§ What is required: Would you repeat the listing exactly but omit every picture?
══════════
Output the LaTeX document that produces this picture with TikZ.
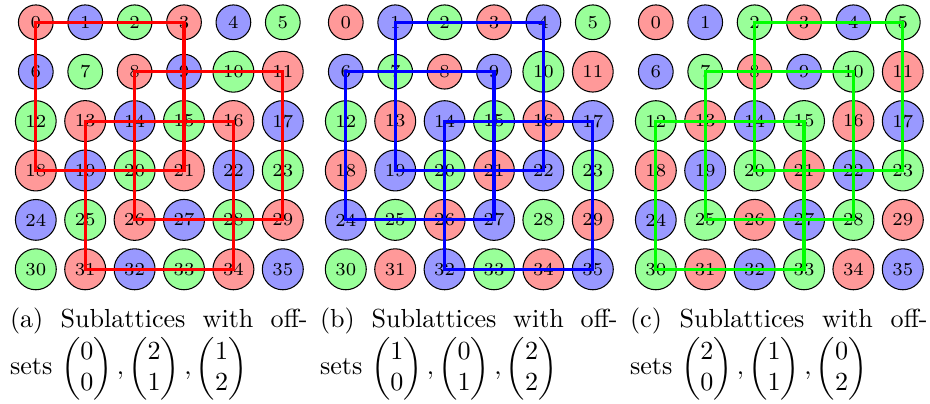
\documentclass[tikz,border=0pt]{standalone}
\usepackage{amsmath}
\definecolor{siteRed}{HTML}{FF9999}
\definecolor{siteBlue}{HTML}{9999FF}
\definecolor{siteGreen}{HTML}{99FF99}
\definecolor{subRed}{HTML}{FF0000}
\definecolor{subBlue}{HTML}{0000FF}
\definecolor{subGreen}{HTML}{00FF00}
\tikzset{
  % --- lattice sites -------------------------------------------------------
  site/.style     = {circle, draw=black, line width=0.4pt, inner sep=2.3pt,
                     minimum size=13.3pt, font=\fontsize{7}{8}\selectfont},
  sitecol0/.style = {site, fill=siteRed},
  sitecol1/.style = {site, fill=siteBlue},
  sitecol2/.style = {site, fill=siteGreen},
  % --- sublattice squares ---------------------------------------------------
  sublat/.style   = {line width=1.2pt, line join=miter},
  % --- captions ----------------------------------------------------------
  subcap/.style   = {anchor=base west, inner sep=0pt, text width=114pt,
                     align=justify},
}

\begin{document}
\begin{tikzpicture}
\useasboundingbox (0,0) rectangle (12.519,5.425);

% ============================ the three lattices ===========================
\foreach \p/\lab in {0/a,1/b,2/c}{
  \foreach \r in {0,...,5}{
    \foreach \c in {0,...,5}{
      \pgfmathtruncatemacro{\n}{6*\r+\c}
      \pgfmathtruncatemacro{\k}{mod(\r+\c,3)}
      \node[sitecol\k] (\lab\n) at ({\p*4.173+0.482+0.665*\c},{5.125-0.665*\r}) {\n};
    }
  }
}

% ============================ sublattices ==================================
% (a) offsets (0,0), (2,1), (1,2)
\draw[sublat, subRed] (a0.center) -- (a3.center) -- (a21.center) -- (a18.center) -- cycle;
\draw[sublat, subRed] (a8.center) -- (a11.center) -- (a29.center) -- (a26.center) -- cycle;
\draw[sublat, subRed] (a13.center) -- (a16.center) -- (a34.center) -- (a31.center) -- cycle;

% (b) offsets (1,0), (0,1), (2,2)
\draw[sublat, subBlue] (b1.center) -- (b4.center) -- (b22.center) -- (b19.center) -- cycle;
\draw[sublat, subBlue] (b6.center) -- (b9.center) -- (b27.center) -- (b24.center) -- cycle;
\draw[sublat, subBlue] (b14.center) -- (b17.center) -- (b35.center) -- (b32.center) -- cycle;

% (c) offsets (2,0), (1,1), (0,2)
\draw[sublat, subGreen] (c2.center) -- (c5.center) -- (c23.center) -- (c20.center) -- cycle;
\draw[sublat, subGreen] (c7.center) -- (c10.center) -- (c28.center) -- (c25.center) -- cycle;
\draw[sublat, subGreen] (c12.center) -- (c15.center) -- (c33.center) -- (c30.center) -- cycle;

% ================================ captions =================================
\node[subcap] (capa) at (0.128,1.010)
  {(a) Sublattices with off-\linebreak sets
   $\begin{pmatrix}0\\0\end{pmatrix}, \begin{pmatrix}2\\1\end{pmatrix},
    \begin{pmatrix}1\\2\end{pmatrix}$};
\node[subcap] (capb) at (4.301,1.010)
  {(b) Sublattices with off-\linebreak sets
   $\begin{pmatrix}1\\0\end{pmatrix}, \begin{pmatrix}0\\1\end{pmatrix},
    \begin{pmatrix}2\\2\end{pmatrix}$};
\node[subcap] (capc) at (8.474,1.010)
  {(c) Sublattices with off-\linebreak sets
   $\begin{pmatrix}2\\0\end{pmatrix}, \begin{pmatrix}1\\1\end{pmatrix},
    \begin{pmatrix}0\\2\end{pmatrix}$};

\end{tikzpicture}
\end{document}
══════════
§ Solved exercise:
Output the LaTeX document that produces this picture with TikZ.
\documentclass[tikz,border=0pt]{standalone}
\usepackage{amsmath}
\definecolor{siteRed}{HTML}{FF9999}
\definecolor{siteBlue}{HTML}{9999FF}
\definecolor{siteGreen}{HTML}{99FF99}
\definecolor{subRed}{HTML}{FF0000}
\definecolor{subBlue}{HTML}{0000FF}
\definecolor{subGreen}{HTML}{00FF00}
\tikzset{
  % --- lattice sites -------------------------------------------------------
  site/.style     = {circle, draw=black, line width=0.4pt, inner sep=2.3pt,
                     minimum size=13.3pt, font=\fontsize{7}{8}\selectfont},
  sitecol0/.style = {site, fill=siteRed},
  sitecol1/.style = {site, fill=siteBlue},
  sitecol2/.style = {site, fill=siteGreen},
  % --- sublattice squares ---------------------------------------------------
  sublat/.style   = {line width=1.2pt, line join=miter},
  % --- captions ----------------------------------------------------------
  subcap/.style   = {anchor=base west, inner sep=0pt, text width=114pt,
                     align=justify},
}

\begin{document}
\begin{tikzpicture}
\useasboundingbox (0,0) rectangle (12.519,5.425);

% ============================ the three lattices ===========================
\foreach \p/\lab in {0/a,1/b,2/c}{
  \foreach \r in {0,...,5}{
    \foreach \c in {0,...,5}{
      \pgfmathtruncatemacro{\n}{6*\r+\c}
      \pgfmathtruncatemacro{\k}{mod(\r+\c,3)}
      \node[sitecol\k] (\lab\n) at ({\p*4.173+0.482+0.665*\c},{5.125-0.665*\r}) {\n};
    }
  }
}

% ============================ sublattices ==================================
% (a) offsets (0,0), (2,1), (1,2)
\draw[sublat, subRed] (a0.center) -- (a3.center) -- (a21.center) -- (a18.center) -- cycle;
\draw[sublat, subRed] (a8.center) -- (a11.center) -- (a29.center) -- (a26.center) -- cycle;
\draw[sublat, subRed] (a13.center) -- (a16.center) -- (a34.center) -- (a31.center) -- cycle;

% (b) offsets (1,0), (0,1), (2,2)
\draw[sublat, subBlue] (b1.center) -- (b4.center) -- (b22.center) -- (b19.center) -- cycle;
\draw[sublat, subBlue] (b6.center) -- (b9.center) -- (b27.center) -- (b24.center) -- cycle;
\draw[sublat, subBlue] (b14.center) -- (b17.center) -- (b35.center) -- (b32.center) -- cycle;

% (c) offsets (2,0), (1,1), (0,2)
\draw[sublat, subGreen] (c2.center) -- (c5.center) -- (c23.center) -- (c20.center) -- cycle;
\draw[sublat, subGreen] (c7.center) -- (c10.center) -- (c28.center) -- (c25.center) -- cycle;
\draw[sublat, subGreen] (c12.center) -- (c15.center) -- (c33.center) -- (c30.center) -- cycle;

% ================================ captions =================================
\node[subcap] (capa) at (0.128,1.010)
  {(a) Sublattices with off-\linebreak sets
   $\begin{pmatrix}0\\0\end{pmatrix}, \begin{pmatrix}2\\1\end{pmatrix},
    \begin{pmatrix}1\\2\end{pmatrix}$};
\node[subcap] (capb) at (4.301,1.010)
  {(b) Sublattices with off-\linebreak sets
   $\begin{pmatrix}1\\0\end{pmatrix}, \begin{pmatrix}0\\1\end{pmatrix},
    \begin{pmatrix}2\\2\end{pmatrix}$};
\node[subcap] (capc) at (8.474,1.010)
  {(c) Sublattices with off-\linebreak sets
   $\begin{pmatrix}2\\0\end{pmatrix}, \begin{pmatrix}1\\1\end{pmatrix},
    \begin{pmatrix}0\\2\end{pmatrix}$};

\end{tikzpicture}
\end{document}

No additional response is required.